Kommunale Theater und Orchester in Sachsen sollen mehr Geld vom Land bekommen

  • Hendrik Lasch, Dresden
  • Lesedauer: 4 Min.

Es war schon von Insolvenz die Rede. Im Gerhart-Hauptmann-Theater in Görlitz und Zittau drohte die Pleite, als zu Jahresbeginn Tarifverhandlungen liefen. Müssten Schauspieler, Sänger, Tänzer und Techniker nach Flächentarif bezahlt werden, würde der 13-Millionen-Euro-Etat »komplett aufgefressen«, sagte Geschäftsführer Caspar Sawade im Januar in einer Anhörung im Landtag. Er kann nur Gehälter zahlen, die 15 Prozent unter dem Flächentarif liegen, ein Zustand, der »ernüchternd, wenn nicht demoralisierend« sei.

Jetzt schickt sich die CDU/SPD-Landesregierung an, für steigende Moral auf Bühnen und in Orchestergräben zu sorgen. Das Kabinett beschloss in dieser Woche eine Vorlage von Kunstministerin Eva-Maria Stange (SPD), wonach der Freistaat »den Trägern der kommunalen Theater und Orchester finanziell unter die Arme« greife. In den nächsten vier Jahren sollen je sieben Millionen Euro fließen, um Gehälter anheben zu können. Die Beschäftigten in Theatern und Orchestern leisteten »eine hervorragende Arbeit und erhalten die kulturelle Vielfalt jenseits der Großstädte«, sagte Stange. »Dafür müssen sie gerecht bezahlt werden.« Bisher ist das in den fünf Theatern und vier Orchestern zwischen Vogtland und Lausitz nicht der Fall. Vielmehr werden Gehälter gezahlt, die zehn bis 30 Prozent Prozent hinter dem Flächentarif zurückbleiben, teils bereits seit 1992. Grundlage sind Haustarife oder, wie die Deutsche Orchestervereinigung (DOV) sagt, »Notlagen-Tarifverträge«. Deren Zahl sei in Sachsen so hoch wie in keinem anderen Bundesland.

Die sächsische Kulturstiftung stellte schon 2007 fest, Haustarife seien eine »Regel mit wenigen Ausnahmen« und hätten sich »als Falle erwiesen«, weil die Kluft zum regelmäßig steigenden Tarif unüberwindlich werde. Die Lücke war damals für das Theater Plauen-Zwickau auf 1,9 Millionen Euro beziffert worden, für Freiberg-Döbeln auf eine Million.
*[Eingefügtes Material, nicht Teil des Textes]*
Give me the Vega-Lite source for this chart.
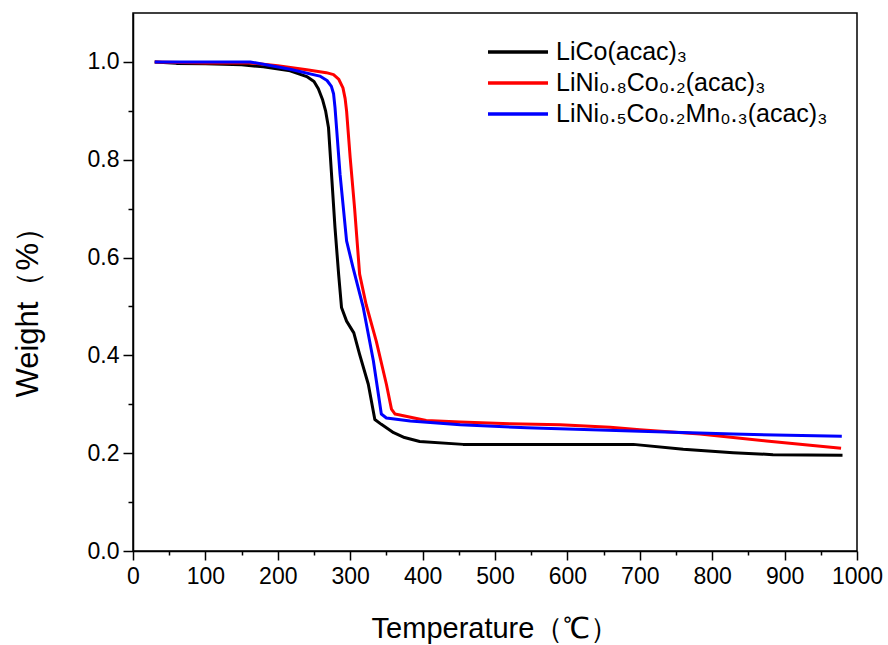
{
  "$schema": "https://vega.github.io/schema/vega-lite/v6.json",
  "width": 724,
  "height": 538,
  "autosize": {"type": "none"},
  "padding": {"left": 133, "top": 13, "right": 31, "bottom": 94},
  "background": "white",
  "config": {
    "view": {"stroke": "black", "strokeWidth": 1.5},
    "font": "Liberation Sans"
  },
  "data": {
    "values": [
      {"s": "LiCo(acac)₃", "T": 30, "w": 1.000},
      {"s": "LiCo(acac)₃", "T": 60, "w": 0.997},
      {"s": "LiCo(acac)₃", "T": 100, "w": 0.996},
      {"s": "LiCo(acac)₃", "T": 150, "w": 0.994},
      {"s": "LiCo(acac)₃", "T": 180, "w": 0.990},
      {"s": "LiCo(acac)₃", "T": 217, "w": 0.982},
      {"s": "LiCo(acac)₃", "T": 240, "w": 0.970},
      {"s": "LiCo(acac)₃", "T": 250, "w": 0.960},
      {"s": "LiCo(acac)₃", "T": 256, "w": 0.945},
      {"s": "LiCo(acac)₃", "T": 262, "w": 0.922},
      {"s": "LiCo(acac)₃", "T": 266, "w": 0.900},
      {"s": "LiCo(acac)₃", "T": 270, "w": 0.866},
      {"s": "LiCo(acac)₃", "T": 274, "w": 0.775},
      {"s": "LiCo(acac)₃", "T": 279, "w": 0.661},
      {"s": "LiCo(acac)₃", "T": 284, "w": 0.566},
      {"s": "LiCo(acac)₃", "T": 288, "w": 0.498},
      {"s": "LiCo(acac)₃", "T": 295, "w": 0.470},
      {"s": "LiCo(acac)₃", "T": 305, "w": 0.446},
      {"s": "LiCo(acac)₃", "T": 313, "w": 0.402},
      {"s": "LiCo(acac)₃", "T": 325, "w": 0.341},
      {"s": "LiCo(acac)₃", "T": 334, "w": 0.269},
      {"s": "LiCo(acac)₃", "T": 343, "w": 0.259},
      {"s": "LiCo(acac)₃", "T": 360, "w": 0.242},
      {"s": "LiCo(acac)₃", "T": 375, "w": 0.232},
      {"s": "LiCo(acac)₃", "T": 396, "w": 0.224},
      {"s": "LiCo(acac)₃", "T": 456, "w": 0.218},
      {"s": "LiCo(acac)₃", "T": 550, "w": 0.218},
      {"s": "LiCo(acac)₃", "T": 650, "w": 0.218},
      {"s": "LiCo(acac)₃", "T": 691, "w": 0.218},
      {"s": "LiCo(acac)₃", "T": 760, "w": 0.208},
      {"s": "LiCo(acac)₃", "T": 829, "w": 0.201},
      {"s": "LiCo(acac)₃", "T": 884, "w": 0.197},
      {"s": "LiCo(acac)₃", "T": 980, "w": 0.196},
      {"s": "LiNi₀.₈Co₀.₂(acac)₃", "T": 30, "w": 1.000},
      {"s": "LiNi₀.₈Co₀.₂(acac)₃", "T": 100, "w": 0.998},
      {"s": "LiNi₀.₈Co₀.₂(acac)₃", "T": 162, "w": 0.998},
      {"s": "LiNi₀.₈Co₀.₂(acac)₃", "T": 200, "w": 0.992},
      {"s": "LiNi₀.₈Co₀.₂(acac)₃", "T": 240, "w": 0.984},
      {"s": "LiNi₀.₈Co₀.₂(acac)₃", "T": 267, "w": 0.978},
      {"s": "LiNi₀.₈Co₀.₂(acac)₃", "T": 277, "w": 0.974},
      {"s": "LiNi₀.₈Co₀.₂(acac)₃", "T": 284, "w": 0.965},
      {"s": "LiNi₀.₈Co₀.₂(acac)₃", "T": 290, "w": 0.947},
      {"s": "LiNi₀.₈Co₀.₂(acac)₃", "T": 293, "w": 0.925},
      {"s": "LiNi₀.₈Co₀.₂(acac)₃", "T": 295, "w": 0.900},
      {"s": "LiNi₀.₈Co₀.₂(acac)₃", "T": 300, "w": 0.804},
      {"s": "LiNi₀.₈Co₀.₂(acac)₃", "T": 306, "w": 0.702},
      {"s": "LiNi₀.₈Co₀.₂(acac)₃", "T": 313, "w": 0.566},
      {"s": "LiNi₀.₈Co₀.₂(acac)₃", "T": 322, "w": 0.504},
      {"s": "LiNi₀.₈Co₀.₂(acac)₃", "T": 336, "w": 0.429},
      {"s": "LiNi₀.₈Co₀.₂(acac)₃", "T": 350, "w": 0.341},
      {"s": "LiNi₀.₈Co₀.₂(acac)₃", "T": 357, "w": 0.290},
      {"s": "LiNi₀.₈Co₀.₂(acac)₃", "T": 362, "w": 0.280},
      {"s": "LiNi₀.₈Co₀.₂(acac)₃", "T": 405, "w": 0.267},
      {"s": "LiNi₀.₈Co₀.₂(acac)₃", "T": 452, "w": 0.264},
      {"s": "LiNi₀.₈Co₀.₂(acac)₃", "T": 521, "w": 0.260},
      {"s": "LiNi₀.₈Co₀.₂(acac)₃", "T": 590, "w": 0.258},
      {"s": "LiNi₀.₈Co₀.₂(acac)₃", "T": 659, "w": 0.253},
      {"s": "LiNi₀.₈Co₀.₂(acac)₃", "T": 700, "w": 0.248},
      {"s": "LiNi₀.₈Co₀.₂(acac)₃", "T": 783, "w": 0.239},
      {"s": "LiNi₀.₈Co₀.₂(acac)₃", "T": 875, "w": 0.225},
      {"s": "LiNi₀.₈Co₀.₂(acac)₃", "T": 978, "w": 0.210},
      {"s": "LiNi₀.₅Co₀.₂Mn₀.₃(acac)₃", "T": 30, "w": 1.000},
      {"s": "LiNi₀.₅Co₀.₂Mn₀.₃(acac)₃", "T": 100, "w": 1.000},
      {"s": "LiNi₀.₅Co₀.₂Mn₀.₃(acac)₃", "T": 162, "w": 1.000},
      {"s": "LiNi₀.₅Co₀.₂Mn₀.₃(acac)₃", "T": 217, "w": 0.985},
      {"s": "LiNi₀.₅Co₀.₂Mn₀.₃(acac)₃", "T": 258, "w": 0.971},
      {"s": "LiNi₀.₅Co₀.₂Mn₀.₃(acac)₃", "T": 268, "w": 0.962},
      {"s": "LiNi₀.₅Co₀.₂Mn₀.₃(acac)₃", "T": 274, "w": 0.950},
      {"s": "LiNi₀.₅Co₀.₂Mn₀.₃(acac)₃", "T": 277, "w": 0.935},
      {"s": "LiNi₀.₅Co₀.₂Mn₀.₃(acac)₃", "T": 279, "w": 0.907},
      {"s": "LiNi₀.₅Co₀.₂Mn₀.₃(acac)₃", "T": 286, "w": 0.770},
      {"s": "LiNi₀.₅Co₀.₂Mn₀.₃(acac)₃", "T": 295, "w": 0.634},
      {"s": "LiNi₀.₅Co₀.₂Mn₀.₃(acac)₃", "T": 304, "w": 0.579},
      {"s": "LiNi₀.₅Co₀.₂Mn₀.₃(acac)₃", "T": 318, "w": 0.498},
      {"s": "LiNi₀.₅Co₀.₂Mn₀.₃(acac)₃", "T": 332, "w": 0.389},
      {"s": "LiNi₀.₅Co₀.₂Mn₀.₃(acac)₃", "T": 343, "w": 0.280},
      {"s": "LiNi₀.₅Co₀.₂Mn₀.₃(acac)₃", "T": 350, "w": 0.272},
      {"s": "LiNi₀.₅Co₀.₂Mn₀.₃(acac)₃", "T": 383, "w": 0.266},
      {"s": "LiNi₀.₅Co₀.₂Mn₀.₃(acac)₃", "T": 452, "w": 0.258},
      {"s": "LiNi₀.₅Co₀.₂Mn₀.₃(acac)₃", "T": 544, "w": 0.252},
      {"s": "LiNi₀.₅Co₀.₂Mn₀.₃(acac)₃", "T": 645, "w": 0.2475},
      {"s": "LiNi₀.₅Co₀.₂Mn₀.₃(acac)₃", "T": 700, "w": 0.245},
      {"s": "LiNi₀.₅Co₀.₂Mn₀.₃(acac)₃", "T": 829, "w": 0.239},
      {"s": "LiNi₀.₅Co₀.₂Mn₀.₃(acac)₃", "T": 979, "w": 0.2345}
    ]
  },
  "mark": {"type": "line", "strokeWidth": 3, "strokeJoin": "round", "clip": true},
  "encoding": {
    "x": {
      "field": "T", "type": "quantitative",
      "scale": {"domain": [0, 1000], "nice": false, "zero": false},
      "axis": {
        "title": "Temperature（℃）",
        "values": [0, 50, 100, 150, 200, 250, 300, 350, 400, 450, 500, 550, 600, 650, 700, 750, 800, 850, 900, 950, 1000],
        "labelExpr": "datum.value % 100 === 0 ? format(datum.value, 'd') : ''",
        "tickSize": {"condition": {"test": "datum.value % 100 === 0", "value": 9}, "value": 4},
        "grid": false,
        "domainColor": "black", "domainWidth": 1.5,
        "tickColor": "black", "tickWidth": 1.5,
        "labelColor": "black", "labelFontSize": 23, "labelPadding": 5,
        "labelFont": "Liberation Sans", "labelFlush": false, "labelOverlap": false,
        "titleFont": "Liberation Sans", "titleFontSize": 29, "titleFontWeight": "normal",
        "titleColor": "black", "titleBaseline": "alphabetic", "titleY": 86
      }
    },
    "y": {
      "field": "w", "type": "quantitative",
      "scale": {"domain": [0, 1.1], "nice": false, "zero": false},
      "axis": {
        "title": "Weight（%）",
        "values": [0, 0.1, 0.2, 0.3, 0.4, 0.5, 0.6, 0.7, 0.8, 0.9, 1.0],
        "labelExpr": "round(datum.value * 10) % 2 === 0 ? format(datum.value, '.1f') : ''",
        "tickSize": {"condition": {"test": "round(datum.value * 10) % 2 === 0", "value": 10}, "value": 5},
        "grid": false,
        "domainColor": "black", "domainWidth": 1.5,
        "tickColor": "black", "tickWidth": 1.5,
        "labelColor": "black", "labelFontSize": 23, "labelPadding": 4,
        "labelFont": "Liberation Sans", "labelFlush": false, "labelOverlap": false,
        "titleFont": "Liberation Sans", "titleFontSize": 31, "titleFontWeight": "normal",
        "titleColor": "black", "titleAngle": 270, "titleAlign": "left",
        "titleBaseline": "middle", "titleX": -105, "titleY": 384
      }
    },
    "color": {
      "field": "s", "type": "nominal",
      "scale": {
        "domain": ["LiCo(acac)₃", "LiNi₀.₈Co₀.₂(acac)₃", "LiNi₀.₅Co₀.₂Mn₀.₃(acac)₃"],
        "range": ["#000000", "#ff0000", "#0000ff"]
      },
      "legend": {
        "title": null,
        "orient": "none",
        "legendX": 371,
        "legendY": 25,
        "padding": 0,
        "symbolType": "M-2.5,0H2.5",
        "symbolSize": 576,
        "symbolStrokeWidth": 3.5,
        "labelFontSize": 25,
        "labelFont": "Liberation Sans",
        "labelColor": "black",
        "labelOffset": 24,
        "rowPadding": 4,
        "labelLimit": 400
      }
    }
  }
}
Mitarbeiter erhalten im Gegenzug mehr Freizeit, worunter aber die künstlerischen Angebote litten.

Jetzt ist ein Ende der Misere absehbar - auch wenn die sieben Millionen Euro nach Ansicht der Linksfraktion nicht ganz reichen dürften: Franz Sodann, ihr kulturpolitischer Sprecher, verweist auf einen angemeldeten Bedarf der Theater in Höhe von zwölf Millionen Euro. Er macht auch auf einen weiteren Haken aufmerksam: Die Zuweisung des Landes, die formal an die Kulturräume geht und von diesen an die Theater und Orchester weitergereicht wird, erfolgt unter der Maßgabe, dass auch die Kommunen zusätzliches Geld locker machen; sie würden sich »mit einem Eigenanteil« beteiligen, sagt Ministerin Stange. Die Rede ist von 30 Prozent. Sodann hält es aber für fraglich, ob Städte und Kreise, die bisher dazu nicht in der Lage waren, »das jetzt können«. Dennoch begrüßt er den »Sinneswandel« des Landes, das bisher auf die Zuständigkeit der Kommunen gepocht hatte.

Auch die DOV lobt, dass die Regierung »endlich den Hebel umlegt und diese inakzeptable Gerechtigkeitslücke schließt«, wie Geschäftsführer Gerald Mertens formuliert. Er appelliert an die Kommunen, damit rund 30 Jahre nach der Wende »endlich angemessene Tariflöhne wie in den alten Bundesländern« gezahlt werden könnten.

Neben den 28 Millionen Euro für die Gehälter überweist das Land den Kulturräumen - Sachsen ist per Kulturraumgesetz in fünf ländliche und drei urbane Kulturräume aufgeteilt - weitere drei Millionen im Jahr. Ziel ist es, wie Stange sagte, auch bildende Kunst, Bibliotheken, Soziokultur, Film und andere Bereiche besser auszustatten. Der Betrag entspricht auffällig jenem, der seit einigen Jahren von den Kulturräumen für die landeseigene, in Radebeul beheimatete Landesbühne Sachsen berappt werden muss, was stets auf Unmut gestoßen war.

Bei der Novelle des Kulturraumgesetzes im März lehnten CDU und SPD die Übernahme der Kosten für die Landesbühne noch ab. Jetzt kommt die Entlastung durch die Hintertür - indem der unlängst bereits von 86,7 auf 94,7 Millionen Euro angehobene Etat für die Kulturräume noch einmal auf nun 97,7 Millionen erhöht wird. Der Landtag muss dem noch zustimmen.